_Directions for this task_. Wherever the word "matplotlib" turns up in a line of the entries, copy that line.

_Charts and diagrams as code_.
******
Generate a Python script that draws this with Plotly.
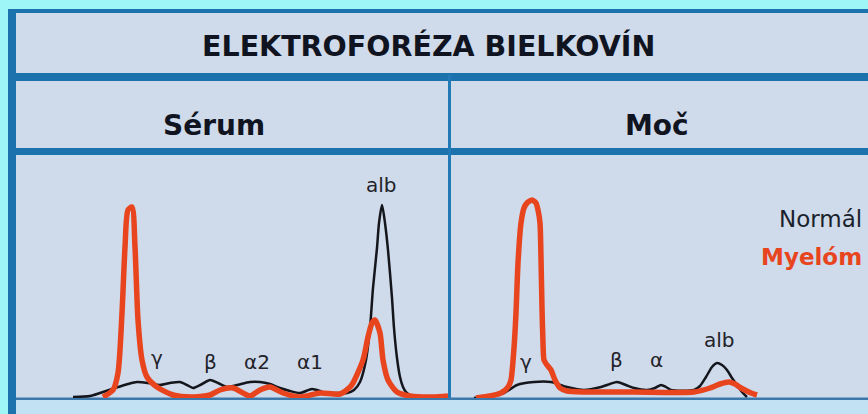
import plotly.graph_objects as go

W, H = 868, 414

# ---------------- data ----------------
# panel coordinates: x = migration distance within panel, y = intensity above baseline
serum_normal_x = [57, 74, 84, 99, 112, 121, 132, 144, 154, 164, 171, 177, 186, 194, 202, 211, 221, 234, 244, 254, 264, 274, 284, 296, 304, 309, 319, 331, 338, 344, 350, 354, 357, 361, 363, 366, 369, 372, 376, 378, 381, 384, 387, 390, 394, 398]
serum_normal_y = [1, 2, 5, 10, 14, 16, 15, 13, 15, 16, 13, 10, 14, 18, 15, 11, 13, 16, 16, 14, 10, 7, 5, 9, 7, 5, 5, 5, 8, 16, 38, 70, 110, 150, 175, 193, 175, 148, 100, 70, 40, 21, 11, 6, 3, 1]

serum_myeloma_x = [87, 97, 102, 106, 109, 112, 116, 119, 122, 126, 131, 141, 157, 177, 194, 204, 217, 227, 234, 244, 254, 267, 284, 304, 324, 334, 337, 347, 352, 356, 359, 364, 367, 372, 381, 394, 417, 432]
serum_myeloma_y = [1, 8, 25, 85, 151, 188, 191, 151, 78, 38, 21, 11, 3, 1, 3, 8, 10, 5, 2, 8, 11, 5, 1, 5, 4, 11, 15, 38, 61, 75, 78, 65, 38, 18, 6, 2, 1, 2]

moc_normal_x = [23, 39, 53, 66, 83, 100, 116, 133, 150, 159, 166, 175, 183, 196, 204, 210, 215, 220, 243, 249, 255, 261, 266, 271, 276, 281, 286, 291, 296]
moc_normal_y = [0, 2, 5, 13, 16, 16, 11, 8, 11, 14, 16, 13, 10, 8, 10, 13, 11, 8, 8, 12, 21, 31, 35, 33, 28, 20, 13, 6, 1]

moc_myeloma_x = [25, 39, 50, 57, 60, 63, 65, 67, 70, 73, 76, 81, 85, 87, 89, 90, 91, 92, 93, 96, 100, 104, 109, 116, 133, 183, 243, 259, 269, 278, 284, 290, 300, 306]
moc_myeloma_y = [0, 2, 5, 11, 18, 50, 85, 135, 175, 190, 195, 198, 195, 188, 175, 140, 90, 55, 38, 33, 28, 18, 10, 7, 6, 6, 6, 10, 14, 16, 14, 10, 5, 3]

serum_labels = ["γ", "β", "α2", "α1", "alb"]
serum_label_x = [141, 194, 241, 294, 365]
serum_label_y = [40, 36, 36, 36, 213]

moc_labels = ["γ", "β", "α", "alb"]
moc_label_x = [75, 165, 205, 268]
moc_label_y = [36, 38, 38, 58]

title_text = "ELEKTROFORÉZA BIELKOVÍN"
panel_titles = ["Sérum", "Moč"]
legend_names = ["Normál", "Myelóm"]

# ---------------- styling ----------------
CYAN = "#9ff6f6"
BLUE = "#1b72ad"
PANEL = "#cfdaeb"
BELOW = "#c2e1f2"
BASE = "#3c78aa"
BLACK = "#14161c"
RED = "#e8441d"


def px(x):
    return x / W


def py(y):
    return 1 - y / H


fig = go.Figure()

fig.add_trace(go.Scatter(x=serum_normal_x, y=serum_normal_y, mode="lines",
                         line=dict(color=BLACK, width=2.5, shape="spline", smoothing=0.7),
                         xaxis="x", yaxis="y", name=legend_names[0]))
fig.add_trace(go.Scatter(x=serum_myeloma_x, y=serum_myeloma_y, mode="lines",
                         line=dict(color=RED, width=5.5, shape="spline", smoothing=0.7),
                         xaxis="x", yaxis="y", name=legend_names[1]))
fig.add_trace(go.Scatter(x=moc_normal_x, y=moc_normal_y, mode="lines",
                         line=dict(color=BLACK, width=2.5, shape="spline", smoothing=0.7),
                         xaxis="x2", yaxis="y2", name=legend_names[0]))
fig.add_trace(go.Scatter(x=moc_myeloma_x, y=moc_myeloma_y, mode="lines",
                         line=dict(color=RED, width=5.5, shape="spline", smoothing=0.6),
                         xaxis="x2", yaxis="y2", name=legend_names[1]))

shapes = [
    dict(type="rect", xref="paper", yref="paper", x0=px(8), x1=px(W), y0=py(H), y1=py(9),
         fillcolor=BLUE, line=dict(width=0), layer="below"),
    dict(type="rect", xref="paper", yref="paper", x0=px(16), x1=px(W), y0=py(H), y1=py(13),
         fillcolor=PANEL, line=dict(width=0), layer="below"),
    dict(type="rect", xref="paper", yref="paper", x0=px(16), x1=px(W), y0=py(81), y1=py(73),
         fillcolor=BLUE, line=dict(width=0), layer="below"),
    dict(type="rect", xref="paper", yref="paper", x0=px(16), x1=px(W), y0=py(155), y1=py(148),
         fillcolor=BLUE, line=dict(width=0), layer="below"),
    dict(type="rect", xref="paper", yref="paper", x0=px(448), x1=px(451), y0=py(399), y1=py(75),
         fillcolor="#2179b5", line=dict(width=0), layer="below"),
    dict(type="rect", xref="paper", yref="paper", x0=px(16), x1=px(W), y0=py(H), y1=py(400),
         fillcolor=BELOW, line=dict(width=0), layer="below"),
    dict(type="rect", xref="paper", yref="paper", x0=px(16), x1=px(W), y0=py(400), y1=py(397.5),
         fillcolor=BASE, line=dict(width=0), layer="below"),
]

annotations = [
    dict(text="<b>%s</b>" % title_text, xref="paper", yref="paper", x=px(428), y=py(46),
         xanchor="center", yanchor="middle", showarrow=False,
         font=dict(family="DejaVu Sans", size=28.5, color="#101420")),
    dict(text="<b>%s</b>" % panel_titles[0], xref="paper", yref="paper", x=px(214), y=py(125),
         xanchor="center", yanchor="middle", showarrow=False,
         font=dict(family="DejaVu Sans", size=28, color="#101420")),
    dict(text="<b>%s</b>" % panel_titles[1], xref="paper", yref="paper", x=px(657), y=py(125),
         xanchor="center", yanchor="middle", showarrow=False,
         font=dict(family="DejaVu Sans", size=28, color="#101420")),
    dict(text=legend_names[0], xref="paper", yref="paper", x=px(864), y=py(219),
         xanchor="right", yanchor="middle", showarrow=False,
         font=dict(family="DejaVu Sans", size=23, color="#1a1f2b")),
    dict(text="<b>%s</b>" % legend_names[1], xref="paper", yref="paper", x=px(864), y=py(257),
         xanchor="right", yanchor="middle", showarrow=False,
         font=dict(family="DejaVu Sans", size=23, color=RED)),
]

for t, x, y in zip(serum_labels, serum_label_x, serum_label_y):
    annotations.append(dict(text=t, xref="x", yref="y", x=x, y=y, xanchor="center",
                            yanchor="middle", showarrow=False,
                            font=dict(family="DejaVu Sans", size=20, color="#222228")))
for t, x, y in zip(moc_labels, moc_label_x, moc_label_y):
    annotations.append(dict(text=t, xref="x2", yref="y2", x=x, y=y, xanchor="center",
                            yanchor="middle", showarrow=False,
                            font=dict(family="DejaVu Sans", size=20, color="#222228")))

fig.update_layout(
    width=W, height=H,
    margin=dict(l=0, r=0, t=0, b=0),
    paper_bgcolor=CYAN,
    plot_bgcolor="rgba(0,0,0,0)",
    showlegend=False,
    xaxis=dict(domain=[px(16), px(448)], range=[0, 432], visible=False, fixedrange=True),
    yaxis=dict(domain=[py(398), py(155)], range=[0, 243], visible=False, fixedrange=True),
    xaxis2=dict(domain=[px(451), 1], range=[0, 417], visible=False, fixedrange=True),
    yaxis2=dict(domain=[py(398), py(155)], range=[0, 243], visible=False, fixedrange=True,
                anchor="x2"),
    shapes=shapes,
    annotations=annotations,
)

fig.write_html("out.html", config={"displayModeBar": False},
               post_script="document.body.style.margin='0';document.body.style.overflow='hidden';")
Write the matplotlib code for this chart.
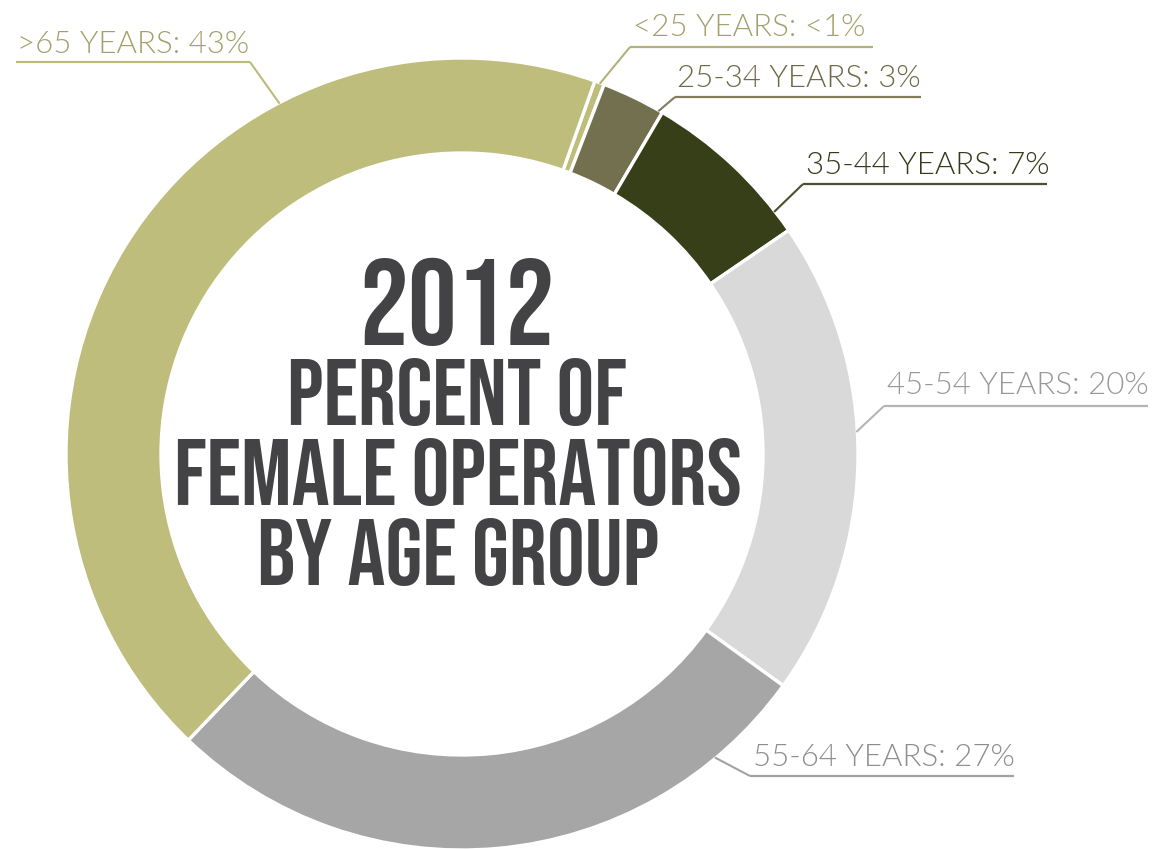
import matplotlib
matplotlib.use("Agg")
import matplotlib.pyplot as plt
from matplotlib import font_manager
import numpy as np

W, H = 1153, 849

# data (clockwise from the <25 sliver)
age_groups = ["<25 YEARS", "25-34 YEARS", "35-44 YEARS", "45-54 YEARS", "55-64 YEARS", ">65 YEARS"]
shares = [0.4, 2.6, 7.0, 19.5, 27.2, 43.3]
share_labels = ["<1%", "3%", "7%", "20%", "27%", "43%"]
title_lines = ["2012", "PERCENT OF", "FEMALE OPERATORS", "BY AGE GROUP"]

wedge_colors = ["#BEBD7B", "#737050", "#373F18", "#D9D9D9", "#A6A6A6", "#BEBD7B"]
text_colors = ["#A3A16B", "#6E6A48", "#343B1A", "#999999", "#8E8E8E", "#A3A16B"]
line_colors = ["#B3B27C", "#807C5C", "#4A5030", "#B5B5B5", "#A3A3A3", "#BDBB7C"]

# layout in pixels from top-left: text x, baseline y, underline x0, x1, y, anchor angle (deg clockwise from 12 o'clock)
label_layout = [
    (633, 36, 630, 873, 47, 20.4),
    (677, 87, 675, 921, 97, 29.8),
    (806, 174, 803, 1047, 184, 52.2),
    (887, 394, 884, 1148, 406, 86.8),
    (753, 766, 750, 1014, 776, 140.2),
    (17, 53, 16, 250, 62, -27.5),
]
# centre x, baseline y, font size
title_layout = [(457, 345, 88), (457, 425, 68), (458, 505, 68), (458, 585, 68)]

CX, CY, R, RING = 462, 454, 396, 95
START = 19.6  # first wedge starts this many degrees clockwise from the top

installed = {f.name for f in font_manager.fontManager.ttflist}


def pick(candidates):
    return next((c for c in candidates if c in installed), "DejaVu Sans")


title_font = pick(["Bebas Neue", "Oswald", "Fjalla One", "Liberation Sans Narrow"])
label_font = pick(["Lato", "Open Sans"])


def flip(y):
    return H - y


fig = plt.figure(figsize=(W / 100, H / 100), dpi=100)
ax = fig.add_axes([0, 0, 1, 1])

ax.pie(
    shares,
    colors=wedge_colors,
    center=(CX, flip(CY)),
    radius=R,
    startangle=90 - START,
    counterclock=False,
    wedgeprops=dict(width=RING, edgecolor="white", linewidth=2.4),
    frame=True,
)
ax.set_xlim(0, W)
ax.set_ylim(0, H)
ax.set_aspect("equal")
ax.axis("off")

for group, pct, tc, lc, (tx, ty, ux0, ux1, uy, ang) in zip(
    age_groups, share_labels, text_colors, line_colors, label_layout
):
    theta = np.radians(ang)
    ax_x = CX + (R - 1) * np.sin(theta)
    ax_y = CY - (R - 1) * np.cos(theta)
    elbow = ux1 if ax_x > ux1 else ux0
    ax.plot([ux0, ux1], [flip(uy), flip(uy)], color=lc, lw=1.6, solid_capstyle="butt")
    ax.plot([elbow, ax_x], [flip(uy), flip(ax_y)], color=lc, lw=1.5, solid_capstyle="butt")
    ax.text(tx, flip(ty), f"{group}: {pct}", color=tc, family=label_font,
            fontweight=300, fontsize=22.5, ha="left", va="baseline")

for line, (x, y, size) in zip(title_lines, title_layout):
    ax.text(x, flip(y), line, color="#434345", family=title_font,
            fontsize=size, ha="center", va="baseline")

fig.savefig("out.png", dpi=100)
******
_Correct answer_.
Write the matplotlib code for this chart.
import matplotlib
matplotlib.use("Agg")
import matplotlib.pyplot as plt
from matplotlib import font_manager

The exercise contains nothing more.